Mataram um major na rua Tonelero, um grupo de tenentes saiu do forte para depor Artur Bernardes, sangue na areia de Copacabana, a epopéia do Forte. Num de seus becos nasceu a bossa-nova. E no seu símbolo maior, o hotel do mesmo nome, desfilaram reis e rainha, Baby Pignatari contratou a súcia que fez a primeira passeata realmente organizada no Brasil: "Go Home, Linda!" Caymmi cantou o sábado de lá e Dick Farney estourou com a princezinha do mar que até hoje vive a murmurar: só a ti Copacabana eu hei de amar.
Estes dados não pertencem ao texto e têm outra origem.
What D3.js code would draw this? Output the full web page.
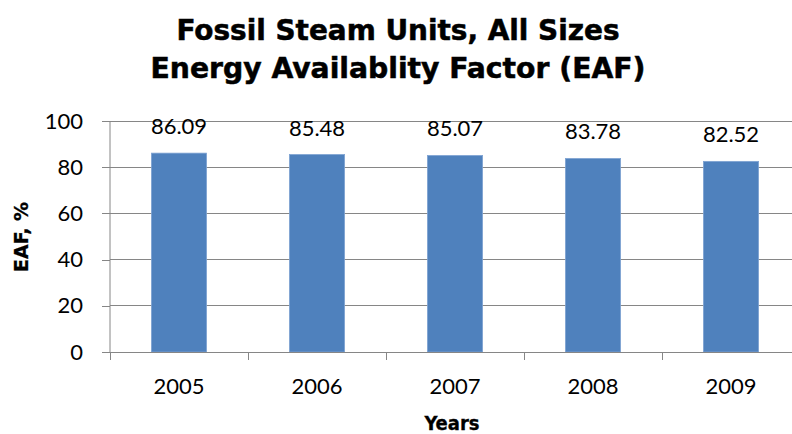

Tudo é passado, embrião de mito. Ipanema substituiu Copa e a Barra da Tijuca está substituindo Ipanema, mas ainda não tem história, e dificilmente terá: a Barra é uma espécie de Brasília sem o Congresso, embora tenha o mar. Apesar de tudo, é melhor.
Mas o turista será o mais desgraçado dos mortais se não parar ali no Posto Seis, onde fica a colônia de pesca, e olhar a formidável curva da praia. De manhã, à tarde ou à noite é um dos cenários mais impressionantes da Terra. Faz tempo, creio que no final dos anos 60, fumava meu cachimbo caminhando no calçadão. Era outono. Dei com um senhor que me pareceu perdido, ainda com as pesadas roupas com que chegara. O boné e os óculos escuros faziam dele um turista a mais, que não mereceu atenção. Súbito, tira os óculos e enxuga os olhos: estava chorando.
Era Maurice Chevalier que viera para um show. Nem mudara de roupa, nem descansara após a viagem e a idade. Bem, podia ser uma dor de corno mas não era: desceu à praia, apanhou um pouco de areia e colocou no bolso.